Of all the all-around useful materials, aluminum is probably considered number one. Since it is highly durable and lightweight, it has been used to make everything from soda cans to aircraft parts.
Fortunately, these same attributes make it an excellent choice for custom nameplates as well.
Aluminum allows for many choices in terms of color, size, and thickness. It’s also easy to print on providing a beautiful appearance for its many uses.
Stainless steel is another name plate option that will stand up to virtually everything you can throw at it. It’s tough enough to withstand almost anything from rough handling to the most extreme weather. Compared to aluminum, stainless steel is more substantial, which adds to the weight, but it is also more durable.
There are several choices for printing on stainless steel, primarily chemical deep etching with added baked enamel paint.
Need a nameplate material that is great for both indoor and outdoor use? Polycarbonate is probably the right choice. Polycarbonate provides excellent durability from the elements, so it is close to lasting forever. Not only that but because of the image being printed on the underside of a transparent material, any image transferred to it will be visible as long as the label. This also makes it an excellent choice when a reverse image is needed.

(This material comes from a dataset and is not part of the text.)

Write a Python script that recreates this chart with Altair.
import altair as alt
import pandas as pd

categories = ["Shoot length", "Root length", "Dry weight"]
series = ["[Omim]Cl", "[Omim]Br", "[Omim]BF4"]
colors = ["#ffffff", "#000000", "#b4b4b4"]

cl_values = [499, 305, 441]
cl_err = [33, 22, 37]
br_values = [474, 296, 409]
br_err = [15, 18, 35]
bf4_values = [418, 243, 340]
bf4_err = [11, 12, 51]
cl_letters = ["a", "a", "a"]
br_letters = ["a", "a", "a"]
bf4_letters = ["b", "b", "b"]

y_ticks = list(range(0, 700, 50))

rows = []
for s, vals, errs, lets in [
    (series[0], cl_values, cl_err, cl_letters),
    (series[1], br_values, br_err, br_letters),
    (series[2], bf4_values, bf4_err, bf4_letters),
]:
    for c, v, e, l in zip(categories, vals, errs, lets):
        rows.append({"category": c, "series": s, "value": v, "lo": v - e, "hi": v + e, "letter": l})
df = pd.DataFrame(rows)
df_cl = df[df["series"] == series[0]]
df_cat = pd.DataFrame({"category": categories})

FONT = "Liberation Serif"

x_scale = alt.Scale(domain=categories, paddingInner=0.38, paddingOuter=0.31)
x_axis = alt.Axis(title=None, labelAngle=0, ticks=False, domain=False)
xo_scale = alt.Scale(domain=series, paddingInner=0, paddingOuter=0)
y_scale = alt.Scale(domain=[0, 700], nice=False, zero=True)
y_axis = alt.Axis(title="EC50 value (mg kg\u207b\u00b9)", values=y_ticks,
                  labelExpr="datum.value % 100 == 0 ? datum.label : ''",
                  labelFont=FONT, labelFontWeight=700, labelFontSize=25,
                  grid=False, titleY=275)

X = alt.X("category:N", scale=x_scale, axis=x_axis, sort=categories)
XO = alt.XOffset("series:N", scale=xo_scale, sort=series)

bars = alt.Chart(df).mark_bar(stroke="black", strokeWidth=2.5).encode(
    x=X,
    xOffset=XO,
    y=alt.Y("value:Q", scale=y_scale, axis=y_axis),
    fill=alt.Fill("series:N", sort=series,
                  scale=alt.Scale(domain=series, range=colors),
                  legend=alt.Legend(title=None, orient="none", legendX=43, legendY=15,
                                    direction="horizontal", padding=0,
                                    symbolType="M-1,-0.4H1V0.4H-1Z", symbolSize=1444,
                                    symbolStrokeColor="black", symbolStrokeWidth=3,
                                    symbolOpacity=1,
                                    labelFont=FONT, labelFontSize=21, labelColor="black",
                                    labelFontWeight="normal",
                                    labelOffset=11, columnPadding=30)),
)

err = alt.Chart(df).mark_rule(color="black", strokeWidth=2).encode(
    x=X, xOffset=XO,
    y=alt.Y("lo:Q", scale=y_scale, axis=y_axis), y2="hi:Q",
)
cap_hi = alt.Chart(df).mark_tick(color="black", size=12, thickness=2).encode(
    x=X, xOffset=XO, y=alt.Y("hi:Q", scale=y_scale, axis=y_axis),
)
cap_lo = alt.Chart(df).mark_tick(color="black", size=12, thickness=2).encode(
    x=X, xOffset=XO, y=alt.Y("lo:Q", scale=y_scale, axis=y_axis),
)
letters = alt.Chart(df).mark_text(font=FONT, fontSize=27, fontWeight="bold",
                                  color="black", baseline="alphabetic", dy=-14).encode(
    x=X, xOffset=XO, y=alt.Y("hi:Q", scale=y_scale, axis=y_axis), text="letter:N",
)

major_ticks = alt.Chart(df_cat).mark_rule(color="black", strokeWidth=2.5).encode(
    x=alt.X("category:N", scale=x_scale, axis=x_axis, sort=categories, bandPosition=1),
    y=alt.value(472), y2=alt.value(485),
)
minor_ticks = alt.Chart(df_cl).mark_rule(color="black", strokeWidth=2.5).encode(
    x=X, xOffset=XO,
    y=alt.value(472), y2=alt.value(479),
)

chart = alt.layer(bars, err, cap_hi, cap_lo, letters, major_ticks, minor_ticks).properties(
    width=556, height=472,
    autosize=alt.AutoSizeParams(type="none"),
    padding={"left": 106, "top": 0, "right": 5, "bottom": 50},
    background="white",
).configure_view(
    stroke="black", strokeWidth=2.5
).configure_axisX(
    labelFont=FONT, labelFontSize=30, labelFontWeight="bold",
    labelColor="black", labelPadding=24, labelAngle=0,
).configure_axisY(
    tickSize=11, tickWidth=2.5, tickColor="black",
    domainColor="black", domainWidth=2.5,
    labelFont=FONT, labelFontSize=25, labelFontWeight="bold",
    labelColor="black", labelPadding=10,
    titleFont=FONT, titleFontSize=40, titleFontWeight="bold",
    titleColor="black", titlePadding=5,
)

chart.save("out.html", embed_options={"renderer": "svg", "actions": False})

Brass has an excellent reputation for both its attractive appearance as well as durability. It is also a natural at resisting chemicals, abrasion, heat, and salt-spray. Images placed on brass are most often either laser or chemically etched, then filled with baked enamel.
When most people are faced with making a decision on what material to make custom nameplates, most believe their options are limited to only stainless steel or aluminum.
However, when all of the options are examined, it comes down to not a matter of what, but which.
So, what’s the best choice for your custom nameplates?
Selecting the best material from which to create your custom nameplates boils down to personal preference, requirements, usage, and environment.
What will the tags be used for?
What are the conditions the tags will have to hold up under?
What personal preferences/requirements do you have?
In short, there is no best “all-around material” from which to make custom nameplates. Just as is the case with practically anything else, there is good and bad to nearly any choice. The best choice boils down to what is wanted and under what conditions it will be used. Once these decisions are made, the best alternative will usually emerge, and in more cases than not, the choice selected will turn out to be the best one.